15. Disconnect the fuel lines - NOTE : The fuel lines may be under pressure , use extreme care when removing them

16. Disconnect the throttle position sensor connector and the EGR valve connector (if equipped)

17. Carefully lift up the throttle body wiring harness , the fuel lines , and the vacuum lines together and use a bungee cord to hold them out of the way

18. Remove the ground strap that is attached to the intake manifold from the fire wall

19. Remove the 15mm-head bolt holding the battery ground cable to the engine

20. Disconnect the vacuum hose from the power brake booster and the heater hose from the intake manifold left side

21. Use two plastic tie straps to secure the timing belt to the camshaft pulley and remove the pulley . Hold upward tension on the pulley and secure it with a bungee cord to the right hood hinge - NOTE: be sure to hold the upward tension with the bungee cord so the timing belt doesn't jump a tooth on the lower pulleys

22. Remove the head bolts and lift the head off the engine block . (I suggest having an assistant help to lift off the head) With the head removed , carefully check the head casting for signs of cracks. Also use a straight edge to check the head casting for warpage (maximum allowable warpage is .00

23. Clean all the head gasket mating surfaces and wipe clean with a little brake cleaner on a rag. Use a round plastic bristled brush to clean out the head bolt holes in the engine block and blow them out with compressed air.

Reassembly

1. After the gasket surfaces are prepared, set the new head gasket in place and CAREFULLY place the head into position, take extreme care not to place the head on the head gasket until it is in the proper position.

2. With the head in place, install the head bolts. You will need to tighten the head bolts in a circular pattern starting from the center and working your way out. I recommend hand tightening all the bolts before beginning the torque sequence. Head bolt torque: For older style 10mm head bolts : 35 - 45 - 45 - and a 1/4 turn; For newer style 11mm head bolts : 45 - 65 - 65 - and a 1/4 turn

3. Use the two rubber valve cover end seals and a bead of RTV silicone to reseal the valve cover.

4. Do Not let the silicone skin-over before setting the valve cover into place and tightening the bolts, also be sure that both mating surfaces of the valve cover are clean and oil free .

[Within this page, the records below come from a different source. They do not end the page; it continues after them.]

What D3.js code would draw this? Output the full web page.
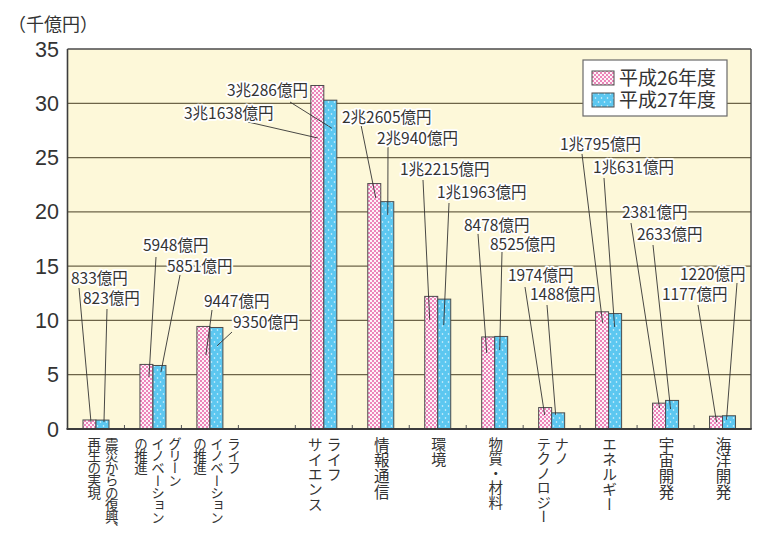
<!DOCTYPE html>
<html lang="ja">
<head>
<meta charset="utf-8">
<script src="https://cdn.jsdelivr.net/npm/d3@7"></script>
<style>
  html, body { margin: 0; padding: 0; background: #fff; }
  svg { display: block; }
  text { font-family: "Liberation Sans", "Noto Sans CJK JP", sans-serif; }
  .jp { font-family: "Noto Sans CJK JP", sans-serif; }
</style>
</head>
<body>
<svg id="chart" width="758" height="535"></svg>
<script>
// Category names, one entry per vertical text column (right column first)
const categories = [
  ["震災からの復興、", "再生の実現"],
  ["グリーン", "イノベーション", "の推進"],
  ["ライフ", "イノベーション", "の推進"],
  [],
  ["ライフ", "サイエンス"],
  ["情報通信"],
  ["環境"],
  ["物質・材料"],
  ["ナノ", "テクノロジー"],
  ["エネルギー"],
  ["宇宙開発"],
  ["海洋開発"]
];

const seriesNames = ["平成26年度", "平成27年度"];

// Budget in 千億円 (null = empty slot)
const values26 = [0.833, 5.948, 9.447, null, 31.638, 22.605, 12.215, 8.478, 1.974, 10.795, 2.381, 1.177];
const values27 = [0.823, 5.851, 9.350, null, 30.286, 20.940, 11.963, 8.525, 1.488, 10.631, 2.633, 1.220];

const labels26 = ["833億円", "5948億円", "9447億円", null, "3兆1638億円", "2兆2605億円", "1兆2215億円", "8478億円", "1974億円", "1兆795億円", "2381億円", "1177億円"];
const labels27 = ["823億円", "5851億円", "9350億円", null, "3兆286億円", "2兆940億円", "1兆1963億円", "8525億円", "1488億円", "1兆631億円", "2633億円", "1220億円"];

const yTicks = [0, 5, 10, 15, 20, 25, 30, 35];

// Callout placement: text left/centre, leader start, leader end offset from bar top centre
const callouts26 = [
  {tx: 71, ty: 278, sx: 79, sy: 288, dx: 1.5, depth: 2},
  {tx: 143, ty: 245, sx: 156, sy: 257, dx: 2.5, depth: 12.6},
  {tx: 204, ty: 301, sx: 212, sy: 310, dx: 2.5, depth: 28.6},
  null,
  {tx: 184, ty: 113, sx: 248, sy: 122, dx: 0.5, depth: 52.5},
  {tx: 342, ty: 117, sx: 361, sy: 125, dx: 1.5, depth: 14.4},
  {tx: 400, ty: 169, sx: 423, sy: 180, dx: -1.5, depth: 23.6},
  {tx: 464, ty: 225, sx: 478, sy: 234, dx: -1.5, depth: 16},
  {tx: 508, ty: 275, sx: 525, sy: 287, dx: -0.5, depth: 7.4},
  {tx: 560, ty: 144, sx: 582, sy: 154, dx: 0.5, depth: 11},
  {tx: 622, ty: 212, sx: 631, sy: 223, dx: 0.5, depth: 5},
  {tx: 662, ty: 294, sx: 698, sy: 305, dx: 0.5, depth: 6}
];
const callouts27 = [
  {tx: 83, ty: 298, sx: 107, sy: 309, dx: 1.5, depth: 2},
  {tx: 167, ty: 266, sx: 180, sy: 275, dx: 1.5, depth: 6.5},
  {tx: 233, ty: 322, sx: 232, sy: 332, dx: 0.5, depth: 18.5},
  null,
  {tx: 227, ty: 90, sx: 290, sy: 102, dx: 1.5, depth: 28},
  {tx: 377, ty: 138, sx: 388, sy: 147, dx: 0.5, depth: 13.3},
  {tx: 437, ty: 192, sx: 449, sy: 203, dx: -0.5, depth: 26},
  {tx: 490, ty: 244, sx: 502, sy: 252, dx: -1.5, depth: 13.6},
  {tx: 530, ty: 294, sx: 547, sy: 305, dx: -2.5, depth: 2},
  {tx: 593, ty: 167, sx: 604, sy: 178, dx: -0.5, depth: 13.4},
  {tx: 637, ty: 234, sx: 653, sy: 245, dx: -1.5, depth: 8.6},
  {tx: 680, ty: 274, sx: 737, sy: 283, dx: -2.5, depth: 4}
];

// Category name blocks: horizontal nudge, glyph size, glyph advance and column pitch
const nameShift = [7, 5, 7, 0, 1, 1, 1, 1, 1, 1, 1, 1];
const nameSize = [13.5, 13.5, 13.5, 15, 15, 15.5, 15, 14.5, 14.5, 15, 15.5, 15.5];
const nameAdvance = [12.2, 12.3, 12.3, 15, 15, 15.8, 15, 14.5, 14.5, 15, 15.8, 15.8];
const namePitch = [17.5, 17, 17, 18, 19, 18, 18, 18, 18, 18, 18, 18];

const svg = d3.select("#chart");
const plot = {left: 67.5, right: 751, top: 49, bottom: 429};
const barW = 13;

const x = d3.scaleBand().domain(d3.range(categories.length)).range([plot.left, plot.right]);
const y = d3.scaleLinear().domain([0, 35]).range([plot.bottom, plot.top]);

// Fill patterns
const defs = svg.append("defs");
const pPink = defs.append("pattern").attr("id", "pink").attr("patternUnits", "userSpaceOnUse")
  .attr("width", 4).attr("height", 4);
pPink.append("rect").attr("width", 4).attr("height", 4).attr("fill", "#fdf3f8");
pPink.append("rect").attr("width", 2).attr("height", 2).attr("fill", "#ec84b9");
pPink.append("rect").attr("x", 2).attr("y", 2).attr("width", 2).attr("height", 2).attr("fill", "#ec84b9");

const pBlue = defs.append("pattern").attr("id", "blue").attr("patternUnits", "userSpaceOnUse")
  .attr("width", 6).attr("height", 8);
pBlue.append("rect").attr("width", 6).attr("height", 8).attr("fill", "#5cc7f0");
pBlue.append("circle").attr("cx", 1.5).attr("cy", 2).attr("r", 0.8).attr("fill", "#e8f8ff");
pBlue.append("circle").attr("cx", 4.5).attr("cy", 6).attr("r", 0.8).attr("fill", "#e8f8ff");

// Plot background
svg.append("rect")
  .attr("x", plot.left).attr("y", plot.top)
  .attr("width", plot.right - plot.left).attr("height", plot.bottom - plot.top)
  .attr("fill", "#fdf8d9");

// Gridlines
svg.append("g").selectAll("line").data(yTicks.filter(t => t > 0)).join("line")
  .attr("x1", plot.left).attr("x2", plot.right)
  .attr("y1", d => y(d)).attr("y2", d => y(d))
  .attr("stroke", d => d === 35 ? "#4a4a4a" : "#6d6448").attr("stroke-width", d => d === 35 ? 1.5 : 1.2);

// Unit caption
svg.append("text").attr("class", "jp")
  .attr("x", 8).attr("y", 31)
  .attr("font-size", 18).attr("fill", "#333")
  .text("（千億円）");

// Y tick labels
svg.append("g").selectAll("text").data(yTicks).join("text")
  .attr("x", 59).attr("y", d => y(d) + 7.5)
  .attr("text-anchor", "end")
  .attr("font-size", 21.5).attr("fill", "#333")
  .text(d => d);

// Bars
const series = [
  {values: values26, fill: "url(#pink)", offset: -barW},
  {values: values27, fill: "url(#blue)", offset: 0}
];
series.forEach(s => {
  svg.append("g").selectAll("rect")
    .data(s.values.map((v, i) => ({v, i})).filter(d => d.v != null))
    .join("rect")
    .attr("x", d => x(d.i) + x.bandwidth() / 2 + s.offset)
    .attr("y", d => y(d.v))
    .attr("width", barW)
    .attr("height", d => y(0) - y(d.v))
    .attr("fill", s.fill)
    .attr("stroke", "#4d4d4d").attr("stroke-width", 1);
});

// Frame: left, right and bottom axis lines, with small inner ticks at category boundaries
svg.append("line").attr("x1", plot.left).attr("x2", plot.left).attr("y1", plot.top).attr("y2", plot.bottom)
  .attr("stroke", "#3c3c3c").attr("stroke-width", 1.6);
svg.append("line").attr("x1", plot.right).attr("x2", plot.right).attr("y1", plot.top).attr("y2", plot.bottom)
  .attr("stroke", "#4a4a4a").attr("stroke-width", 1.4);
svg.append("g").selectAll("line").data(d3.range(1, categories.length)).join("line")
  .attr("x1", d => x(d)).attr("x2", d => x(d))
  .attr("y1", plot.bottom - 4).attr("y2", plot.bottom)
  .attr("stroke", "#555").attr("stroke-width", 1);
svg.append("line").attr("x1", plot.left - 1).attr("x2", plot.right + 0.7).attr("y1", plot.bottom).attr("y2", plot.bottom)
  .attr("stroke", "#3c3c3c").attr("stroke-width", 2);

// Callout leaders and value labels
const calloutData = [];
[[values26, labels26, callouts26, -barW / 2], [values27, labels27, callouts27, barW / 2]].forEach(([vals, labs, cos, off]) => {
  vals.forEach((v, i) => {
    if (v == null) return;
    const c = cos[i];
    const cx = x(i) + x.bandwidth() / 2 + off;
    calloutData.push({text: labs[i], tx: c.tx, ty: c.ty, sx: c.sx, sy: c.sy, ex: cx + c.dx, ey: y(v) + c.depth});
  });
});

svg.append("g").selectAll("line").data(calloutData).join("line")
  .attr("x1", d => d.sx).attr("y1", d => d.sy)
  .attr("x2", d => d.ex).attr("y2", d => d.ey)
  .attr("stroke", "#333").attr("stroke-width", 0.9);

svg.append("g").selectAll("text").data(calloutData).join("text")
  .attr("class", "jp")
  .attr("x", d => d.tx).attr("y", d => d.ty + 5.5)
  .attr("font-size", 15.5).attr("fill", "#333")
  .attr("stroke", "#fff").attr("stroke-width", 3.5).attr("stroke-linejoin", "round")
  .attr("paint-order", "stroke")
  .text(d => d.text);

// Vertical category names, set glyph by glyph so the advance can be tightened
const catG = svg.append("g");
categories.forEach((cols, i) => {
  const n = cols.length;
  const center = x(i) + x.bandwidth() / 2 + nameShift[i];
  cols.forEach((col, j) => {
    const cx = center + ((n - 1) / 2 - j) * namePitch[i];
    catG.append("g").selectAll("text").data(Array.from(col)).join("text")
      .attr("class", "jp")
      .attr("x", cx)
      .attr("y", (ch, k) => 437 + k * nameAdvance[i])
      .style("writing-mode", "vertical-rl")
      .attr("font-size", nameSize[i]).attr("fill", "#333")
      .text(ch => ch);
  });
});

// Legend
const lg = svg.append("g");
lg.append("rect").attr("x", 583).attr("y", 60).attr("width", 144).attr("height", 56)
  .attr("fill", "#fff").attr("stroke", "#6a6a6a").attr("stroke-width", 1.2);
[["url(#pink)", seriesNames[0]], ["url(#blue)", seriesNames[1]]].forEach(([f, name], k) => {
  lg.append("rect").attr("x", 592).attr("y", 71 + k * 22).attr("width", 22).attr("height", 14)
    .attr("fill", f).attr("stroke", "#4d4d4d").attr("stroke-width", 1);
  lg.append("text").attr("class", "jp").attr("x", 619).attr("y", 85 + k * 22)
    .attr("font-size", 19).attr("fill", "#333").text(name);
});
</script>
</body>
</html>
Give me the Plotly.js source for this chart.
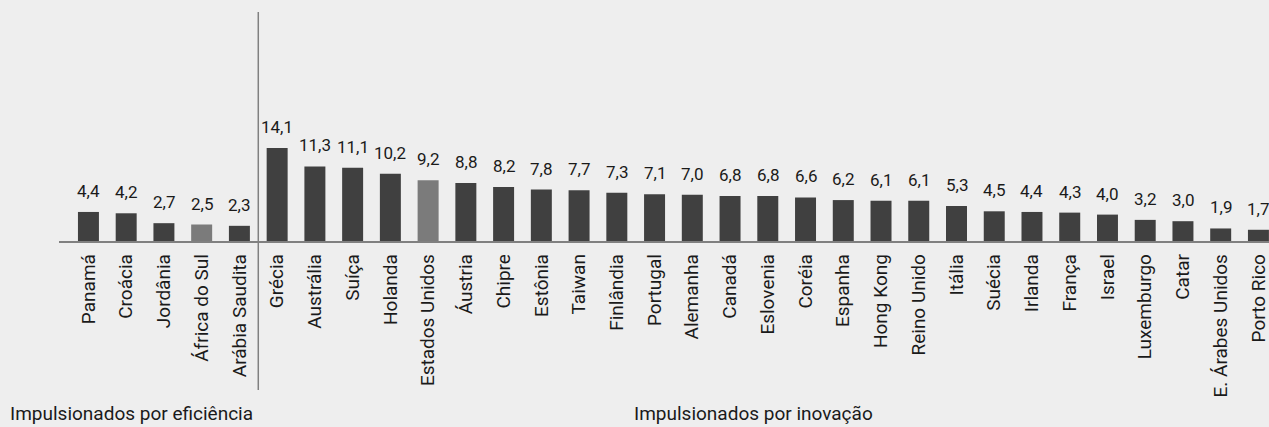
<!DOCTYPE html>
<html>
<head>
<meta charset="utf-8">
<script src="https://cdn.plot.ly/plotly-3.0.1.min.js"></script>
<style>
html,body{margin:0;padding:0;background:#eeeeee;}
#chart{width:1269px;height:427px;}
</style>
</head>
<body>
<div id="chart"></div>
<script>
const categories = ["Panamá","Croácia","Jordânia","África do Sul","Arábia Saudita","Grécia","Austrália","Suíça","Holanda","Estados Unidos","Áustria","Chipre","Estônia","Taiwan","Finlândia","Portugal","Alemanha","Canadá","Eslovenia","Coréia","Espanha","Hong Kong","Reino Unido","Itália","Suécia","Irlanda","França","Israel","Luxemburgo","Catar","E. Árabes Unidos","Porto Rico"];
const values = [4.4,4.2,2.7,2.5,2.3,14.1,11.3,11.1,10.2,9.2,8.8,8.2,7.8,7.7,7.3,7.1,7.0,6.8,6.8,6.6,6.2,6.1,6.1,5.3,4.5,4.4,4.3,4.0,3.2,3.0,1.9,1.7];
const highlighted = ["África do Sul","Estados Unidos"];
const groupLabels = ["Impulsionados por eficiência","Impulsionados por inovação"];
const groupSplitAfter = "Arábia Saudita";

const FONT = "Roboto, 'DejaVu Sans Condensed', sans-serif";
const dark = "#404040", light = "#7b7b7b";
const colors = categories.map(c => highlighted.includes(c) ? light : dark);
const xs = categories.map((c,i)=>i);
const splitX = categories.indexOf(groupSplitAfter) + 0.5;

const trace = {
  type: "bar",
  x: xs,
  y: values,
  marker: {color: colors, line: {width: 0}},
  width: 0.556,
  hoverinfo: "skip"
};

const annotations = xs.map((x,i)=>({
  x: x, y: values[i], xref: "x", yref: "y",
  text: values[i].toFixed(1).replace(".", ","),
  showarrow: false, yanchor: "bottom", xanchor: "center", yshift: 9,
  font: {family: FONT, size: 17, color: "#1a1a1a"}
}));
annotations.push({
  xref: "paper", yref: "paper", x: (8-59)/1210, y: (241-427)/229,
  xanchor: "left", yanchor: "bottom", text: groupLabels[0], showarrow: false,
  font: {family: FONT, size: 19, color: "#1a1a1a"}
});
annotations.push({
  xref: "paper", yref: "paper", x: (632-59)/1210, y: (241-427)/229,
  xanchor: "left", yanchor: "bottom", text: groupLabels[1], showarrow: false,
  font: {family: FONT, size: 19, color: "#1a1a1a"}
});

const layout = {
  width: 1269, height: 427,
  margin: {l: 59, r: 0, t: 12, b: 186, pad: 0},
  paper_bgcolor: "#eeeeee",
  plot_bgcolor: "#eeeeee",
  showlegend: false,
  xaxis: {
    range: [-0.78, 31.28],
    tickmode: "array", tickvals: xs, ticktext: categories,
    tickangle: -90, ticks: "", showgrid: false, zeroline: false,
    showline: true, linecolor: "#808080", linewidth: 1.5,
    ticklabelstandoff: 4, ticklabeloverflow: "allow",
    tickfont: {family: FONT, size: 19, color: "#1a1a1a"},
    fixedrange: true
  },
  yaxis: {
    range: [0, 34.7], visible: false, showgrid: false, zeroline: false, fixedrange: true
  },
  shapes: [{
    type: "line", xref: "x", yref: "paper",
    x0: splitX, x1: splitX, y0: -0.651, y1: 1,
    line: {color: "#808080", width: 1.5}
  }],
  annotations: annotations
};

Plotly.newPlot("chart", [trace], layout, {displayModeBar: false, staticPlot: true});
</script>
</body>
</html>
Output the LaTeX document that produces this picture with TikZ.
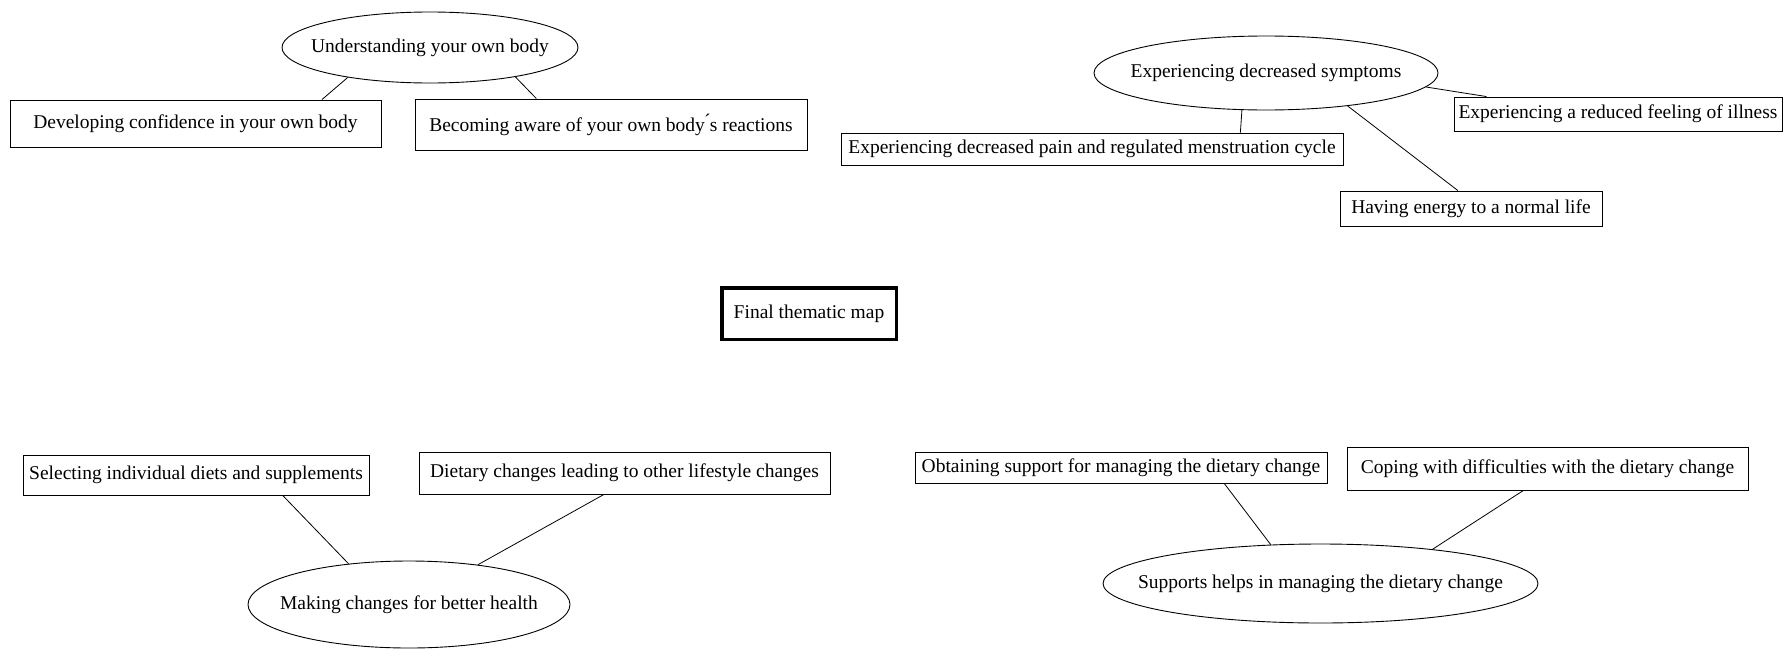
\documentclass[tikz,border=0pt]{standalone}
\usepackage{fontspec}
\setmainfont{Liberation Serif}
\usetikzlibrary{shapes.geometric,calc}
\tikzset{
  txt/.style={font=\fontsize{19.5}{23}\selectfont, text=black, inner sep=1pt},
  themebox/.style={txt, draw=black, line width=0.9pt, rectangle},
  themeoval/.style={txt, draw=black, line width=0.9pt, ellipse, inner sep=0pt},
  mapbox/.style={txt, draw=black, line width=3.5pt, rectangle},
  link/.style={draw=black, line width=0.8pt}
}
\begin{document}
\begin{tikzpicture}[x=1pt,y=-1pt]
\useasboundingbox[fill=white] (0,0) rectangle (1787,656);

% top left
\node[themeoval, minimum width=296pt, minimum height=71pt] (E1) at (430,47.5) {\makebox[0pt]{Understanding your own body}};
\node[themebox, minimum width=371pt, minimum height=47pt] (B1) at (195.5,123.5) {Developing confidence in your own body};
\node[themebox, minimum width=392pt, minimum height=51pt] (B2) at (611,124.5) {Becoming aware of your own body\'{}s reactions};

% top right
\node[themeoval, minimum width=344pt, minimum height=74pt] (E2) at (1266,73) {\makebox[0pt]{Experiencing decreased symptoms}};
\node[themebox, minimum width=502pt, minimum height=32pt] (B3) at (1092,149) {Experiencing decreased pain and regulated menstruation cycle};
\node[themebox, minimum width=328pt, minimum height=34pt] (B4) at (1618,114) {Experiencing a reduced feeling of illness};
\node[themebox, minimum width=262pt, minimum height=35pt] (B5) at (1471,208.5) {Having energy to a normal life};

% centre
\node[mapbox, minimum width=174.5pt, minimum height=51.5pt] (F) at (809,313.5) {Final thematic map};

% bottom left
\node[themebox, minimum width=346pt, minimum height=40pt] (B6) at (196,475) {Selecting individual diets and supplements};
\node[themebox, minimum width=411pt, minimum height=42pt] (B7) at (624.5,473) {Dietary changes leading to other lifestyle changes};
\node[themeoval, minimum width=322pt, minimum height=87pt] (E3) at (409,604.5) {\makebox[0pt]{Making changes for better health}};

% bottom right
\node[themebox, minimum width=412pt, minimum height=31pt] (B8) at (1121,467.5) {Obtaining support for managing the dietary change};
\node[themebox, minimum width=401pt, minimum height=43pt] (B9) at (1547.5,468.5) {Coping with difficulties with the dietary change};
\node[themeoval, minimum width=435pt, minimum height=79pt] (E4) at (1320.5,583.5) {\makebox[0pt]{Supports helps in managing the dietary change}};

% connectors
\draw[link] (E1.200) -- ($(B1.north west)!0.84!(B1.north east)$);
\draw[link] (E1.341) -- ($(B2.north west)!0.31!(B2.north east)$);

\draw[link] (E2.237) -- ($(B3.north west)!0.795!(B3.north east)$);
\draw[link] (E2.338) -- ($(B5.north west)!0.45!(B5.north east)$);
\draw[link] (E2.355) -- ($(B4.north west)!0.10!(B4.north east)$);

\draw[link] (E3.146) -- ($(B6.south west)!0.75!(B6.south east)$);
\draw[link] (E3.30) -- ($(B7.south west)!0.45!(B7.south east)$);

\draw[link] (E4.142) -- ($(B8.south west)!0.75!(B8.south east)$);
\draw[link] (E4.17) -- ($(B9.south west)!0.44!(B9.south east)$);
\end{tikzpicture}
\end{document}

5. After the head is reassembled you will need to reset the base timing to specs. You will also want to double check the timing belt position . Use a variable timing light and set the timing mark on zero degrees . Save the setting on the timing light and shine it through the inspection hole in the top of the upper timing belt cover . If the belt timing is correct , you will see the oblong hole in the camshaft sprocket centered in the inspection hole .

Other s

Here is what other Wiki s contributers have answered:

  • Water is a by product of combustion, therefore water dripping from the exhaust should be an indication that your engine is operating efficiently, especially if there is no sign of water in your oil. There are other signals that would indicate a blown head gasket, such as loss of compression/loss of power, unexplained coolant loss, and clouds of white smoke from your exhaust, especially noticeable upon acceleration. Overpressurizing of the cooling system can also result in overheating.
  • A lot more information is needed. For example, what kind of car is it, etc. This is a major service and should be done by an experienced technician.
  • The short answer: Remove the head, check the head for warp-age and cracks, and install a new gasket.
  • This depends on the type of engine that you have. You will need a well stocked tool box which must include a torque wrench. Import car engines will require a good selection of metric tools. You will need to drain and recycle the engine oil and coolant. It is best to rotate the engine so that the piston in number one cylinder is at top dead center of the compression stroke. At this point, take careful note of the position of the distributor rotor and make match marks as necessary so that it can be realingned when it is reassembled into the engine. Older American made V8 engines will usually require the removal of the intake manifold, exhaust manifolds,ignition distributor and associated wiring harnesses. If you are replacing the head gasket on an engine with dual overhead cams, the situiation is complicated by having to remove timing chain covers, cams and timing chains. These parts must be replaced exactly as they were removed. Manifold and cylinder head bolts should be removed in the reverse of the installation and torque sequence to avoid warping and possible cracking. This is especially important when dealing with aluminum parts. The cylinder head bolts must be tightened and torqued in a specified sequence and Foot/pound specification as per the engine manufaturer. The best advice would be to obtain a maintenance manual for the vehicle you intend to service. Most aftermarket parts dealers either stock or can order this for you. In the manual you will usually find step by step instructions that are for the specific engine/vehicle that you are servicing.
  • Before attempting a gasket replacement you should consider what else might be done. Since it requires removing the exhaust header, intake and cylinder head from your car, you might want to see what other work needs to be done at the same time. The first thing is do a check up on your car: 1. Check spark plugs to see what they tell you about the condition of the engine. 2. Do a compression check. Then determine why it failed and what you need to rebuild. If you take the cylinder head off then you might want to replace it with a rebuilt one. Or at least get a valve job done. If you decide to do this yourself ensure you either rent all the tools or purchase them. For the first timers I would recommend a rebuilt head they will run between $150-$300 with a core exchange. Or you can bring it to a local shop and expect to pay around $150-$250 for labor and parts to have your rebuilt.
  • Purchase a repair manual for you car. The information you need will be there. This is a major repair requiring skill to do it right. You will also need a good torque wrench, and common mechanic tools.